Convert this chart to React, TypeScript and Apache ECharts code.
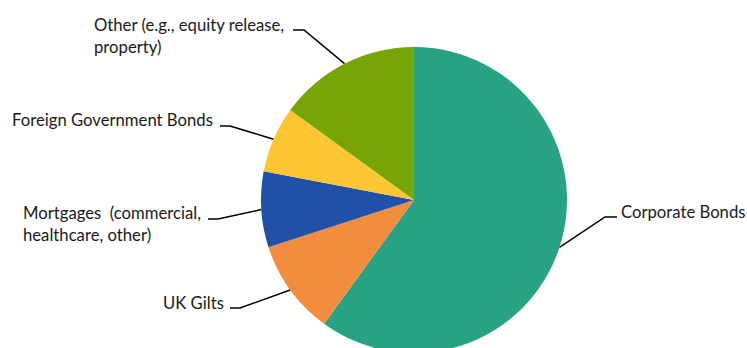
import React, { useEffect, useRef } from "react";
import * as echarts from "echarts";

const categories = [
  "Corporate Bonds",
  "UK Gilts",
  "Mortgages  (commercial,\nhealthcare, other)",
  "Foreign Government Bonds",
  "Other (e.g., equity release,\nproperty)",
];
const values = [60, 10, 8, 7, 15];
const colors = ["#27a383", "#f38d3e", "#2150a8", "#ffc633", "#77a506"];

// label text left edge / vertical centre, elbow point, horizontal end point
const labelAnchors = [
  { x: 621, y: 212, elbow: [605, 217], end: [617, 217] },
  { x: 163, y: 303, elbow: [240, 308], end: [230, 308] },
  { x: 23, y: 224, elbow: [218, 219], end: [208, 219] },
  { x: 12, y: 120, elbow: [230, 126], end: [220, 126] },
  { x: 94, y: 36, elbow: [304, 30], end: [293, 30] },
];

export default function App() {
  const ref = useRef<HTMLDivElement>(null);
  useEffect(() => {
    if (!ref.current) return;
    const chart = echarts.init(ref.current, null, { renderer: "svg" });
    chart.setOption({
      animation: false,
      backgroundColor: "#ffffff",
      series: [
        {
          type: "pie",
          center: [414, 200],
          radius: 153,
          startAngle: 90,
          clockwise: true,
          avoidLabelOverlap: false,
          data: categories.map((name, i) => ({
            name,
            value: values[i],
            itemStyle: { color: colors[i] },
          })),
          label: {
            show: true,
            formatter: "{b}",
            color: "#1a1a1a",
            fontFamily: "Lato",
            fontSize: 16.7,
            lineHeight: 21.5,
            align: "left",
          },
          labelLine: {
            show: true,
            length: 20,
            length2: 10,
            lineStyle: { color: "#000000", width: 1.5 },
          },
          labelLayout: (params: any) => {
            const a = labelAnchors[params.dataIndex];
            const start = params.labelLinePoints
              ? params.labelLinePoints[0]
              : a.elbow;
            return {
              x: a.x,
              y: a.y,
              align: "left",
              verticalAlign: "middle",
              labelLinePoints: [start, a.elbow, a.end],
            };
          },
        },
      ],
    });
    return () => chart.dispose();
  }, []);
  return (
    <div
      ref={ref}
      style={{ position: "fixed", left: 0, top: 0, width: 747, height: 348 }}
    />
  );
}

**GIVEN INSTRUCTION:**
Leaving out the pictures, repeat the data above exactly.

**THE REPLY:**
Convert this chart to React, TypeScript and Apache ECharts code.
import React, { useEffect, useRef } from "react";
import * as echarts from "echarts";

const categories = [
  "Corporate Bonds",
  "UK Gilts",
  "Mortgages  (commercial,\nhealthcare, other)",
  "Foreign Government Bonds",
  "Other (e.g., equity release,\nproperty)",
];
const values = [60, 10, 8, 7, 15];
const colors = ["#27a383", "#f38d3e", "#2150a8", "#ffc633", "#77a506"];

// label text left edge / vertical centre, elbow point, horizontal end point
const labelAnchors = [
  { x: 621, y: 212, elbow: [605, 217], end: [617, 217] },
  { x: 163, y: 303, elbow: [240, 308], end: [230, 308] },
  { x: 23, y: 224, elbow: [218, 219], end: [208, 219] },
  { x: 12, y: 120, elbow: [230, 126], end: [220, 126] },
  { x: 94, y: 36, elbow: [304, 30], end: [293, 30] },
];

export default function App() {
  const ref = useRef<HTMLDivElement>(null);
  useEffect(() => {
    if (!ref.current) return;
    const chart = echarts.init(ref.current, null, { renderer: "svg" });
    chart.setOption({
      animation: false,
      backgroundColor: "#ffffff",
      series: [
        {
          type: "pie",
          center: [414, 200],
          radius: 153,
          startAngle: 90,
          clockwise: true,
          avoidLabelOverlap: false,
          data: categories.map((name, i) => ({
            name,
            value: values[i],
            itemStyle: { color: colors[i] },
          })),
          label: {
            show: true,
            formatter: "{b}",
            color: "#1a1a1a",
            fontFamily: "Lato",
            fontSize: 16.7,
            lineHeight: 21.5,
            align: "left",
          },
          labelLine: {
            show: true,
            length: 20,
            length2: 10,
            lineStyle: { color: "#000000", width: 1.5 },
          },
          labelLayout: (params: any) => {
            const a = labelAnchors[params.dataIndex];
            const start = params.labelLinePoints
              ? params.labelLinePoints[0]
              : a.elbow;
            return {
              x: a.x,
              y: a.y,
              align: "left",
              verticalAlign: "middle",
              labelLinePoints: [start, a.elbow, a.end],
            };
          },
        },
      ],
    });
    return () => chart.dispose();
  }, []);
  return (
    <div
      ref={ref}
      style={{ position: "fixed", left: 0, top: 0, width: 747, height: 348 }}
    />
  );
}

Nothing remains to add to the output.